Dataset extract:

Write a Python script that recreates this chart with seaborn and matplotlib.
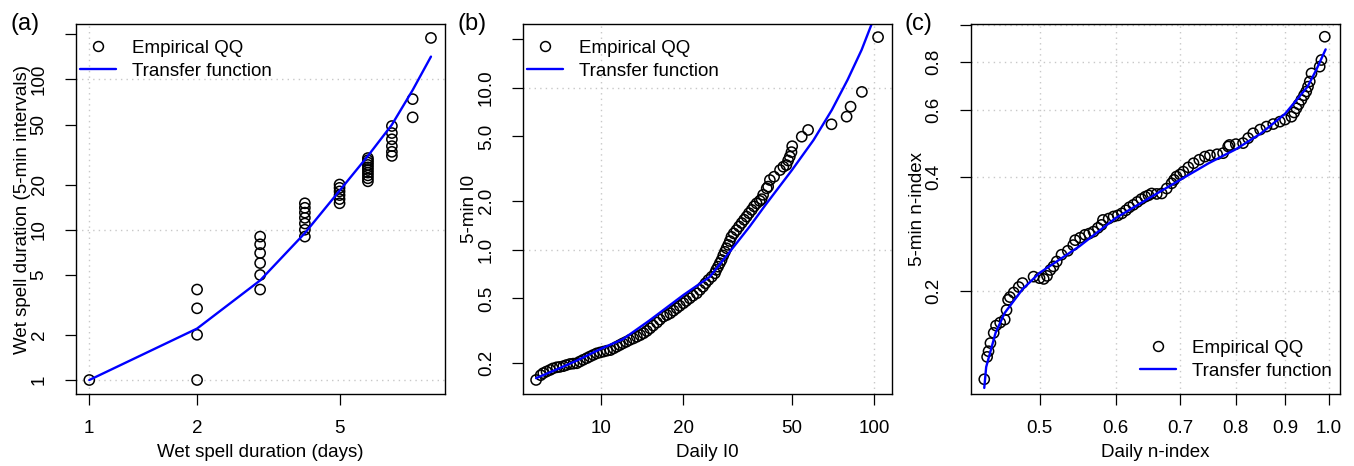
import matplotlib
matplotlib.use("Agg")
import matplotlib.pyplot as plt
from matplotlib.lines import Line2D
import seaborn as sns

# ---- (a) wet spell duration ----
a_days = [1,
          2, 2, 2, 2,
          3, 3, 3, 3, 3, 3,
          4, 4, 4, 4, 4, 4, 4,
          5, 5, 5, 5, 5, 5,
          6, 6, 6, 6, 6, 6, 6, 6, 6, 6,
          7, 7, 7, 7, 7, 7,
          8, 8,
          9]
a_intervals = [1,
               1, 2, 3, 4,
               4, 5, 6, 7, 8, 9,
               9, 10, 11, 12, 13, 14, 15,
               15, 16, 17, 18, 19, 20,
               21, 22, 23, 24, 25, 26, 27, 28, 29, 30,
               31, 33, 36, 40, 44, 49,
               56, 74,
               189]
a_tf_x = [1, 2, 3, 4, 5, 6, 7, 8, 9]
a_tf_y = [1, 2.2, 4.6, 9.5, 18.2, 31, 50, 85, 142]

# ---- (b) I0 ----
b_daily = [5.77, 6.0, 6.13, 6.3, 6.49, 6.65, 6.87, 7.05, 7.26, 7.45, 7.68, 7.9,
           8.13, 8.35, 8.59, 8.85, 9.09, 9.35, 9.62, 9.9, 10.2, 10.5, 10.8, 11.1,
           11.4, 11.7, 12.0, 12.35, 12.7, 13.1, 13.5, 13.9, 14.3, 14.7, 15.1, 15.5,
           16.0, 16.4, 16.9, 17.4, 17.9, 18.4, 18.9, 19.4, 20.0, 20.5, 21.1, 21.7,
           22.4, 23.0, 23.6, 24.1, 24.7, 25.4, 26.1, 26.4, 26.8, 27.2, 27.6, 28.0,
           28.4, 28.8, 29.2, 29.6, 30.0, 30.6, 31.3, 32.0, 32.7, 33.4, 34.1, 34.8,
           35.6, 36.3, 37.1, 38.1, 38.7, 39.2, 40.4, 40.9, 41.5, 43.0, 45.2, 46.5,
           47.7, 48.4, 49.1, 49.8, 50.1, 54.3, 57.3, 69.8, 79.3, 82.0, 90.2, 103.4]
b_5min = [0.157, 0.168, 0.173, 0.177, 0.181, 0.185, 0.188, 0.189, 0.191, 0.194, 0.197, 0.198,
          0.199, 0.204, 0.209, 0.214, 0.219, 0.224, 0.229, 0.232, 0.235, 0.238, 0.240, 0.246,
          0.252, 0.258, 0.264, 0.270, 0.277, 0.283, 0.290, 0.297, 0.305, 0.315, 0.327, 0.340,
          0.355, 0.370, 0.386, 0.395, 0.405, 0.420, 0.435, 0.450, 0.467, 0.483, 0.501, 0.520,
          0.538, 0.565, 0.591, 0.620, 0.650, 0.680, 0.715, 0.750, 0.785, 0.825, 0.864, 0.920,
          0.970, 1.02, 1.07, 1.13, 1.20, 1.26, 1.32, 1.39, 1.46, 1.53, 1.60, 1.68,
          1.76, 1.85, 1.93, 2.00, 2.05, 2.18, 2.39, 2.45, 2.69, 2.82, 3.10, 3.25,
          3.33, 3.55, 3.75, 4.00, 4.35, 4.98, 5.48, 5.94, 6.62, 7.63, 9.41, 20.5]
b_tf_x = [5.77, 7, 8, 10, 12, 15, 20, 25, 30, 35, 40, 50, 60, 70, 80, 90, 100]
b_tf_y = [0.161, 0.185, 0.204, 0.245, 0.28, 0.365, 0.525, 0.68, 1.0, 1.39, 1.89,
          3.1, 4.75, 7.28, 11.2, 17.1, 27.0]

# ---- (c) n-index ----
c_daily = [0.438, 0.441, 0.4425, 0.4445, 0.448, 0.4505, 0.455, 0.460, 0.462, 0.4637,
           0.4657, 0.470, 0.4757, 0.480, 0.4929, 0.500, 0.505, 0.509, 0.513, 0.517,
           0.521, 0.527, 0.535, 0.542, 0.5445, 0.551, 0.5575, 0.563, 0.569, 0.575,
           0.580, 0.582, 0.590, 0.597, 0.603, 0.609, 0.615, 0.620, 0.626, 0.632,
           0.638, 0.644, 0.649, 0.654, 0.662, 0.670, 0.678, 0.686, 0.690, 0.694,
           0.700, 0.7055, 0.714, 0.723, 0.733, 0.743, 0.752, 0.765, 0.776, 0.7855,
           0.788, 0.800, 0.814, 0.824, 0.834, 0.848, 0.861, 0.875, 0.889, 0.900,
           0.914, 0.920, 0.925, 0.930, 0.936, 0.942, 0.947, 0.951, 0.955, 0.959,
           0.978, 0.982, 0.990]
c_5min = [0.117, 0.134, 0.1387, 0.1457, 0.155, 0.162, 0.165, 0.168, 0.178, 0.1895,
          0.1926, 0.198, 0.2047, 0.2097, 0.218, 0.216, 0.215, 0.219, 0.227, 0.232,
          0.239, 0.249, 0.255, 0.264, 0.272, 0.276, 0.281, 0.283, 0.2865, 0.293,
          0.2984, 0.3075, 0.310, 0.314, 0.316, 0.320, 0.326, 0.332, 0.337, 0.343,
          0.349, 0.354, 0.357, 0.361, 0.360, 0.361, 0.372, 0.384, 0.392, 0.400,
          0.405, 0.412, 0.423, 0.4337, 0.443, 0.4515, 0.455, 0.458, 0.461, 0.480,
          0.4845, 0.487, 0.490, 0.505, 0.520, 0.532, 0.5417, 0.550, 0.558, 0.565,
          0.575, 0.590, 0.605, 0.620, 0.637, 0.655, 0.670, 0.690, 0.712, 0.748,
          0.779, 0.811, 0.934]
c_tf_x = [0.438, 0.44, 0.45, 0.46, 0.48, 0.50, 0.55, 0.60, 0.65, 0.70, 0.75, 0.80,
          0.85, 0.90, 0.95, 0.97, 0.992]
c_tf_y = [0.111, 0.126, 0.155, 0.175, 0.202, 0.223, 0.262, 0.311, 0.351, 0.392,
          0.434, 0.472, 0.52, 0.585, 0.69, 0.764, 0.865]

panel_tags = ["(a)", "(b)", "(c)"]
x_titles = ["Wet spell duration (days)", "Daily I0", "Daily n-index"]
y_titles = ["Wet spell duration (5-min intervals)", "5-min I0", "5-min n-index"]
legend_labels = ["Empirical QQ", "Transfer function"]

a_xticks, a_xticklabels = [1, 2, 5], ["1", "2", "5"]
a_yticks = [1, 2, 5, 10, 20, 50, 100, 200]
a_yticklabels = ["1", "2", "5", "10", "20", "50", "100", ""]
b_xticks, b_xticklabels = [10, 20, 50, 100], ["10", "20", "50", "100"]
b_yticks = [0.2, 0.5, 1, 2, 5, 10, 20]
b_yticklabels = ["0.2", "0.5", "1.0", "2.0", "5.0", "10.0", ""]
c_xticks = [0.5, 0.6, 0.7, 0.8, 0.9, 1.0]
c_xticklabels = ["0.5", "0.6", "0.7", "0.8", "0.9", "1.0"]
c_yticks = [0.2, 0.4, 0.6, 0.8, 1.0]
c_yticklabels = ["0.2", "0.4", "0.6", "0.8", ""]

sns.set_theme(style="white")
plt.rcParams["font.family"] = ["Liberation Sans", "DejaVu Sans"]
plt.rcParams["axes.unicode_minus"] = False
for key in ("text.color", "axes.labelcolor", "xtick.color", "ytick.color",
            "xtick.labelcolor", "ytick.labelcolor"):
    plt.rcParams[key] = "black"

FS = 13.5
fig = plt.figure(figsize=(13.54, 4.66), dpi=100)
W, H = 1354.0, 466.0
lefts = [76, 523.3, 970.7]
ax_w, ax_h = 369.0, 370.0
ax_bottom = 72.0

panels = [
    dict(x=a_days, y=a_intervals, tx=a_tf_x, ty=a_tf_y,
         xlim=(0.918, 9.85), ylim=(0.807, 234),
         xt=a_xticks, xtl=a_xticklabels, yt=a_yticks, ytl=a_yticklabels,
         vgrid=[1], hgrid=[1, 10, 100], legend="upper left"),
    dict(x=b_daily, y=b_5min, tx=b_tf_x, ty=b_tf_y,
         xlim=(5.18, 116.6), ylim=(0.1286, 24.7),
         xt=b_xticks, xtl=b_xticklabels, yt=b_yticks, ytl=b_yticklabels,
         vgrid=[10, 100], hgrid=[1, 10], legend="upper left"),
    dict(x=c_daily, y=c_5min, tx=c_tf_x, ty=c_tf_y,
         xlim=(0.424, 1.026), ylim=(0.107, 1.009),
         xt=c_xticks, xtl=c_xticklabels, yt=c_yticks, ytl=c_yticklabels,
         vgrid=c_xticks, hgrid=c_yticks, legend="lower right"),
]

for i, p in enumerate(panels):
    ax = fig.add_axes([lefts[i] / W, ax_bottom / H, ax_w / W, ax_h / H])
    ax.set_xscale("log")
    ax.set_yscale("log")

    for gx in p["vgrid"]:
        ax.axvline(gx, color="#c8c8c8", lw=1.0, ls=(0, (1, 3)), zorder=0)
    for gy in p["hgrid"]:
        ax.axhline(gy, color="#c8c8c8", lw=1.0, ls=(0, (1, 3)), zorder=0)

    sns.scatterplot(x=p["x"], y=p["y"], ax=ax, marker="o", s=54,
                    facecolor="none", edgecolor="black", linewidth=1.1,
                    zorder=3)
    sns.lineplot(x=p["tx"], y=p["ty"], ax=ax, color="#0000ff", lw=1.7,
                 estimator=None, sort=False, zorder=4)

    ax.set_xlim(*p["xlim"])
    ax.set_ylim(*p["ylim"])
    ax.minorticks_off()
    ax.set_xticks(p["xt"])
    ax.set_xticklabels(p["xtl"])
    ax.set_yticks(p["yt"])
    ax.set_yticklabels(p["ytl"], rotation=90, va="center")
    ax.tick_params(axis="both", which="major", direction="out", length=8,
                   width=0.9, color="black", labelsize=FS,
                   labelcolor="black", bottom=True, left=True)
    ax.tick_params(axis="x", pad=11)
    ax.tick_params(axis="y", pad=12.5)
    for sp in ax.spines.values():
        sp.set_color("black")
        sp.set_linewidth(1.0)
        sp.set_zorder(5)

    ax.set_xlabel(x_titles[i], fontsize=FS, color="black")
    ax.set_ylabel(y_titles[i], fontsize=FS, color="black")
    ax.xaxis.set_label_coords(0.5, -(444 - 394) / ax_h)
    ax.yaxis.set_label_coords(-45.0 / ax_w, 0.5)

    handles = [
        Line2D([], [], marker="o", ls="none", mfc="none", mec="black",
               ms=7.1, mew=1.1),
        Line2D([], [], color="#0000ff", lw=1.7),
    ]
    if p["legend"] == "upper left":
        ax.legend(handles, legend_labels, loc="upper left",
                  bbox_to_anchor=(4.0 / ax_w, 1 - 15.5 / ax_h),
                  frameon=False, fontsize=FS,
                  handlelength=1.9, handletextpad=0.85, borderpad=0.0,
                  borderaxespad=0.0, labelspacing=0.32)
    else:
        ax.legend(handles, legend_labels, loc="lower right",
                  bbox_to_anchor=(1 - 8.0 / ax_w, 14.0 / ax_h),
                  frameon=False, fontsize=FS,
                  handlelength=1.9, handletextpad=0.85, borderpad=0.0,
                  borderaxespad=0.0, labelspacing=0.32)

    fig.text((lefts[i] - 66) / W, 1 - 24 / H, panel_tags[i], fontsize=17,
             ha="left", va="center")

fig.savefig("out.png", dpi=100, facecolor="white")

* * *

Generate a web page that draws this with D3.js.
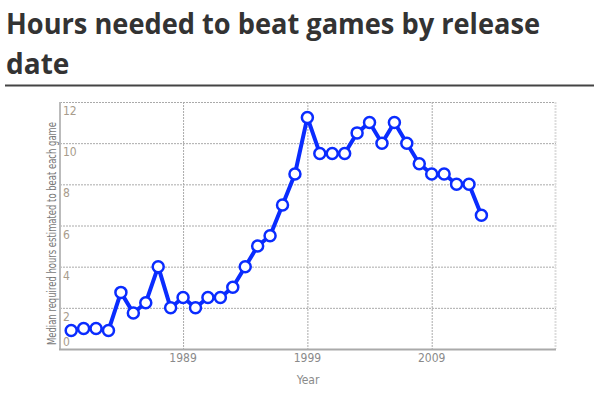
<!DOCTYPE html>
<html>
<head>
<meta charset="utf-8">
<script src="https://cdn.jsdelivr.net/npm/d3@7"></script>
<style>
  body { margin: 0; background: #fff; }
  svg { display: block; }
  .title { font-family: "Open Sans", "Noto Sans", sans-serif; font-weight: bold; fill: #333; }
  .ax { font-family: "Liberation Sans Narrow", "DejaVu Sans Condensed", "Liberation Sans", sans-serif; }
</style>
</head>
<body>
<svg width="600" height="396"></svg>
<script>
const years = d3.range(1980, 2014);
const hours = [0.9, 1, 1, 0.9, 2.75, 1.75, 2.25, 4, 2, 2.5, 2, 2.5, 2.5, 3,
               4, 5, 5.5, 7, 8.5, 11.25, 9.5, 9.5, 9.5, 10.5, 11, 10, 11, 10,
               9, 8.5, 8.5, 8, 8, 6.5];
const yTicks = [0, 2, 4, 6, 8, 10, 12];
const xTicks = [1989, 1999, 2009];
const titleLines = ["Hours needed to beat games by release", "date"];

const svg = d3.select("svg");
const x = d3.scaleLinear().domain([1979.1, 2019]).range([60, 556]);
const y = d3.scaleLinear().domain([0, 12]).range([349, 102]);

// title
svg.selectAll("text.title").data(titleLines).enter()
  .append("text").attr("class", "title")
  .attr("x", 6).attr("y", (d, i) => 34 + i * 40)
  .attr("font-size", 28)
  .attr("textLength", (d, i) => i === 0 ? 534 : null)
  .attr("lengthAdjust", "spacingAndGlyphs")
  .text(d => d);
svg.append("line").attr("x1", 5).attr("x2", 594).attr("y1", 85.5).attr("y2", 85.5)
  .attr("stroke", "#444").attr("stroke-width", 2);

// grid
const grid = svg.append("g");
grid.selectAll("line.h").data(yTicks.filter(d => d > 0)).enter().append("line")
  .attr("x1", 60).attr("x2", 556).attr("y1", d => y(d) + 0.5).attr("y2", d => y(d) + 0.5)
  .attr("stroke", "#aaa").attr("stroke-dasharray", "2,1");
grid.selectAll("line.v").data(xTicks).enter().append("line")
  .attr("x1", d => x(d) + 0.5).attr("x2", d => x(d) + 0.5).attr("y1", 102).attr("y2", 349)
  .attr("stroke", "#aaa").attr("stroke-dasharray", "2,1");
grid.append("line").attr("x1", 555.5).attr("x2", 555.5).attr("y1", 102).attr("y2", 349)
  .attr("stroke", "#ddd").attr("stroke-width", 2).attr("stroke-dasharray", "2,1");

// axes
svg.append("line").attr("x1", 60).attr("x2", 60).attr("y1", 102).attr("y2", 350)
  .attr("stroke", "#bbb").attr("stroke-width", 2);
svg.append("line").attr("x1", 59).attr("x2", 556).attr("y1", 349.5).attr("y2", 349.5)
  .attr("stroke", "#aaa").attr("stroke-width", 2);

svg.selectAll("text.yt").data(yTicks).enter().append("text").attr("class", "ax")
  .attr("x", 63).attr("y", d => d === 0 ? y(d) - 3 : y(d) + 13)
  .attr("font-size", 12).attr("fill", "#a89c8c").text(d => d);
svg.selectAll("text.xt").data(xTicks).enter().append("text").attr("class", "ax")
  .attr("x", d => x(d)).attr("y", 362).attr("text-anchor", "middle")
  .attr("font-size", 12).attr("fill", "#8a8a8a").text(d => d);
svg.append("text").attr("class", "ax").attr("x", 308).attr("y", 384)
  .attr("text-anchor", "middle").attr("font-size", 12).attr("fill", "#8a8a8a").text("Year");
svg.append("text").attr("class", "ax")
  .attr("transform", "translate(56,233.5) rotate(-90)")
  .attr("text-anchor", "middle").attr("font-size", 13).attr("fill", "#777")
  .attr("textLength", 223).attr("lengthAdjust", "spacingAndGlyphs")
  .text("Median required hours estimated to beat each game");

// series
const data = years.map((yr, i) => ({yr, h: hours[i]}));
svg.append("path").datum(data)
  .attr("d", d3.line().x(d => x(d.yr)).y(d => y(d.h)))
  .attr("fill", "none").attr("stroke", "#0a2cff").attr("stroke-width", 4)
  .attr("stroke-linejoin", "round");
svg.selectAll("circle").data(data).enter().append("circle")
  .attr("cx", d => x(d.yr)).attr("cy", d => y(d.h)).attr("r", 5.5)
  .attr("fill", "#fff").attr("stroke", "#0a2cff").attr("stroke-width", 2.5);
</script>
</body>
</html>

Task details: Repeat only the lines from the one with "Write a Python" down to the one with "a_tf_y = [1, 2.2, 4.6, 9.5, 18.2, 31, 50, 85, 142]", word for word and both included, and leave the pictures out.

Correct result:
Write a Python script that recreates this chart with seaborn and matplotlib.
import matplotlib
matplotlib.use("Agg")
import matplotlib.pyplot as plt
from matplotlib.lines import Line2D
import seaborn as sns

# ---- (a) wet spell duration ----
a_days = [1,
          2, 2, 2, 2,
          3, 3, 3, 3, 3, 3,
          4, 4, 4, 4, 4, 4, 4,
          5, 5, 5, 5, 5, 5,
          6, 6, 6, 6, 6, 6, 6, 6, 6, 6,
          7, 7, 7, 7, 7, 7,
          8, 8,
          9]
a_intervals = [1,
               1, 2, 3, 4,
               4, 5, 6, 7, 8, 9,
               9, 10, 11, 12, 13, 14, 15,
               15, 16, 17, 18, 19, 20,
               21, 22, 23, 24, 25, 26, 27, 28, 29, 30,
               31, 33, 36, 40, 44, 49,
               56, 74,
               189]
a_tf_x = [1, 2, 3, 4, 5, 6, 7, 8, 9]
a_tf_y = [1, 2.2, 4.6, 9.5, 18.2, 31, 50, 85, 142]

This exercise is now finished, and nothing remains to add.